Starting a new business venture is an exciting journey, but it comes with crucial decisions to make, especially in determining the type of business entity to establish. Each form of business organization – Sole Proprietorship, Partnership, Limited Liability Partnership (LLP), or Private Limited Company – has its own set of characteristics, legal requirements, and benefits. In this article, we’ll delve into the 10 major differences among these entities to help you make an informed decision for your business.
1. Types of Business Entities
– Sole Proprietorship: This is a one-person entity where the owner and the business are one and the same. All responsibilities, as well as profits and losses, rest solely on the proprietor.
– Partnership: Partnership involves two or more individuals sharing ownership, responsibilities, and profits/losses based on a pre-agreed ratio, typically outlined in a partnership deed.
– Limited Liability Partnership (LLP): LLP combines elements of both sole proprietorship and partnership. It offers limited liability to its partners, meaning their personal assets are protected from business liabilities.
– Private Limited Company: Formed under the Companies Act, a Private Limited Company requires a minimum of two members who are shareholders. The company has a separate legal identity from its owners.
2. Identification of Name
– Sole proprietorships and partnerships can choose any name they desire, such as “Ram & Shyam Associates” or “Ram & Co.”
– LLP names must end with “LLP,” like “Ram & Shyam Trading LLP.”
– Private Limited Companies’ names must end with “Pvt Ltd,” for example, “Ram & Shyam Trading Private Limited.”
Before finalizing a name, it’s essential to ensure its availability and compliance with trademark regulations.
3. Governing Acts

– Sole proprietorships are not bound by any specific law.
– Partnerships are governed by the Indian Partnership Act, 1932.
– LLPs operate under the LLP Act, 2008.
– Private Limited Companies must adhere to the regulations of the Companies Act, 2013.
Understanding these legal frameworks is crucial before starting a business to ensure compliance with relevant laws.
4. Registration Requirements
– Sole proprietorships do not require formal registration, but GST registration may be necessary based on turnover thresholds.
– Partnerships need a partnership deed, though registration with the Registrar of Firms is optional.
– LLPs and Private Limited Companies must register with the Ministry of Corporate Affairs (MCA).
5. Ownership Structure
– Sole proprietors are the sole owners of their businesses.
– Partnerships are owned by their partners, regardless of their roles (active or sleeping partners).
– LLPs’ owners are designated partners.
– Private Limited Companies’ owners are shareholders, while the company’s management is overseen by a board of directors.
6. Income Tax Liability
– Sole proprietors are taxed based on individual slab rates.

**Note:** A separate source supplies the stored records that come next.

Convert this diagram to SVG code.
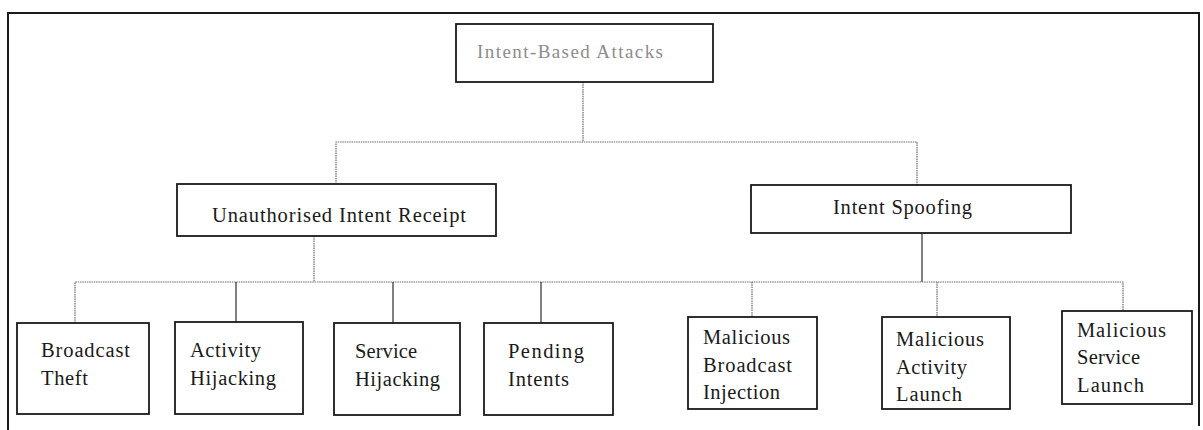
<svg xmlns="http://www.w3.org/2000/svg" width="1203" height="430" viewBox="0 0 1203 430">
  <style>
    .frame { fill: none; stroke: #1a1a1a; stroke-width: 2; }
    .box { fill: #ffffff; stroke: #1a1a1a; stroke-width: 1.8; }
    .link { fill: none; stroke: #6a6a6a; stroke-width: 1.2; stroke-dasharray: 1.5 0.8; }
    .link-solid { fill: none; stroke: #2a2a2a; stroke-width: 1.2; }
    .lbl { font-family: "Liberation Serif", "Times New Roman", serif; font-size: 20.5px; fill: #1a1a1a; }
    .root-lbl { font-family: "Liberation Serif", "Times New Roman", serif; font-size: 19px; fill: #8c8c8c; }
  </style>

  <rect width="1203" height="430" fill="#ffffff"/>

  <!-- outer frame: open at the bottom -->
  <path class="frame" d="M8,430 V13 H1199 V426"/>

  <!-- connectors -->
  <g id="connectors">
    <path class="link" d="M583,82 V142"/>
    <path class="link" d="M336,184 V142 H917 V185"/>
    <path class="link" d="M314,236 V282"/>
    <path class="link-solid" d="M922,233 V282"/>
    <path class="link" d="M75,323 V282 H1123 V311"/>
    <path class="link-solid" d="M236,282 V322"/>
    <path class="link-solid" d="M393,282 V323"/>
    <path class="link-solid" d="M541,282 V323"/>
    <path class="link" d="M752,282 V317"/>
    <path class="link" d="M937,282 V317"/>
  </g>

  <!-- root -->
  <g id="intent-based-attacks">
    <rect class="box" x="456" y="24" width="257" height="58"/>
    <text class="root-lbl" x="477" y="58" textLength="186" lengthAdjust="spacing">Intent-Based Attacks</text>
  </g>

  <!-- second level -->
  <g id="unauthorised-intent-receipt">
    <rect class="box" x="177" y="184" width="319" height="52"/>
    <text class="lbl" x="212" y="222" textLength="254" lengthAdjust="spacing">Unauthorised Intent Receipt</text>
  </g>
  <g id="intent-spoofing">
    <rect class="box" x="751" y="185" width="320" height="48"/>
    <text class="lbl" x="833" y="214" textLength="139" lengthAdjust="spacing">Intent Spoofing</text>
  </g>

  <!-- leaves under Unauthorised Intent Receipt -->
  <g id="broadcast-theft">
    <rect class="box" x="17" y="323" width="132" height="91"/>
    <text class="lbl" x="41" y="357" textLength="89" lengthAdjust="spacing">Broadcast</text>
    <text class="lbl" x="41" y="385" textLength="47" lengthAdjust="spacing">Theft</text>
  </g>
  <g id="activity-hijacking">
    <rect class="box" x="175" y="322" width="128" height="92"/>
    <text class="lbl" x="190" y="357" textLength="71" lengthAdjust="spacing">Activity</text>
    <text class="lbl" x="190" y="385" textLength="86" lengthAdjust="spacing">Hijacking</text>
  </g>
  <g id="service-hijacking">
    <rect class="box" x="334" y="323" width="126" height="92"/>
    <text class="lbl" x="355" y="358" textLength="62" lengthAdjust="spacing">Service</text>
    <text class="lbl" x="355" y="386" textLength="85" lengthAdjust="spacing">Hijacking</text>
  </g>
  <g id="pending-intents">
    <rect class="box" x="484" y="323" width="129" height="92"/>
    <text class="lbl" x="508" y="358" textLength="76" lengthAdjust="spacing">Pending</text>
    <text class="lbl" x="508" y="386" textLength="61" lengthAdjust="spacing">Intents</text>
  </g>

  <!-- leaves under Intent Spoofing -->
  <g id="malicious-broadcast-injection">
    <rect class="box" x="688" y="317" width="129" height="92"/>
    <text class="lbl" x="703" y="344" textLength="87" lengthAdjust="spacing">Malicious</text>
    <text class="lbl" x="703" y="372" textLength="89" lengthAdjust="spacing">Broadcast</text>
    <text class="lbl" x="703" y="399" textLength="77" lengthAdjust="spacing">Injection</text>
  </g>
  <g id="malicious-activity-launch">
    <rect class="box" x="882" y="317" width="128" height="92"/>
    <text class="lbl" x="896" y="346" textLength="88" lengthAdjust="spacing">Malicious</text>
    <text class="lbl" x="896" y="374" textLength="71" lengthAdjust="spacing">Activity</text>
    <text class="lbl" x="896" y="401" textLength="66" lengthAdjust="spacing">Launch</text>
  </g>
  <g id="malicious-service-launch">
    <rect class="box" x="1062" y="311" width="130" height="93"/>
    <text class="lbl" x="1077" y="337" textLength="89" lengthAdjust="spacing">Malicious</text>
    <text class="lbl" x="1077" y="364" textLength="63" lengthAdjust="spacing">Service</text>
    <text class="lbl" x="1077" y="392" textLength="67" lengthAdjust="spacing">Launch</text>
  </g>
</svg>
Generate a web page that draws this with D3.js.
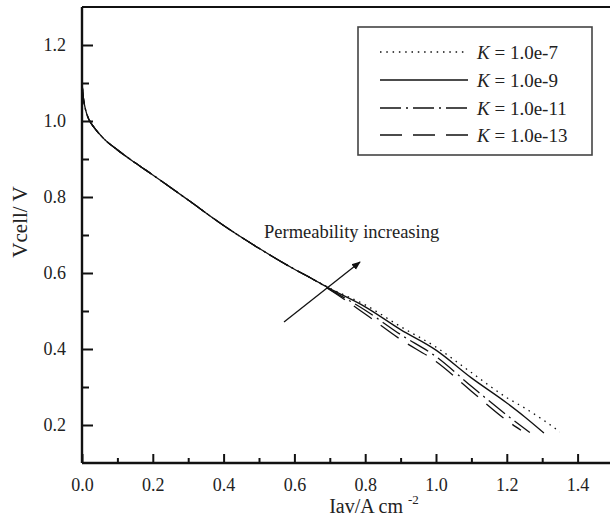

– Partnerships and LLPs are taxed at a flat rate of 30%.
– Private Limited Companies’ tax rate is 25%, but it may vary based on deductions and incentives availed.
7. Minimum and Maximum Members
– Sole proprietorships have a single owner.
– Partnerships require a minimum of two partners and can have up to 100 partners.
– LLPs also require a minimum of two partners but can have an unlimited number of partners.
– Private Limited Companies must have a minimum of two shareholders and can have up to 200 shareholders.
8. Compliance Requirements
– GST Compliances: Mandatory for entities exceeding turnover thresholds, with monthly or quarterly returns and annual audits for higher turnovers.
– Income Tax Compliances: Compulsory filing of income tax returns and tax audits for qualifying turnovers.
– PF and ESI: Registration and monthly return filing required when the number of employees exceeds 20.
9. Estimated Yearly Compliance Costs
– Sole proprietorships and partnerships have minimal compliance costs due to lack of mandatory registration.
– LLPs may incur costs for maintaining accounts, audits, and annual return filing, estimated at around Rs 25,000.
– Private Limited Companies have more significant compliance costs, including audits, filings, and board meetings, estimated at a minimum of Rs 50,000.
10. Benefits
– Sole Proprietorship and Partnership: Suitable for small-scale businesses with fewer regulatory requirements and direct decision-making by owners.
– LLP and Private Limited Company: Offer legal identity separate from owners, limited liability, and perpetual succession, making them ideal for scalable ventures.
In conclusion, the choice of business entity significantly impacts various aspects of operations, legal compliance, and taxation. Understanding the differences among sole proprietorship, partnership, LLP, and private limited company is crucial for aspiring entrepreneurs to make informed decisions aligned with their business goals and aspirations. Whether starting small or aiming for growth, selecting the right business structure sets the foundation for success in the entrepreneurial journey.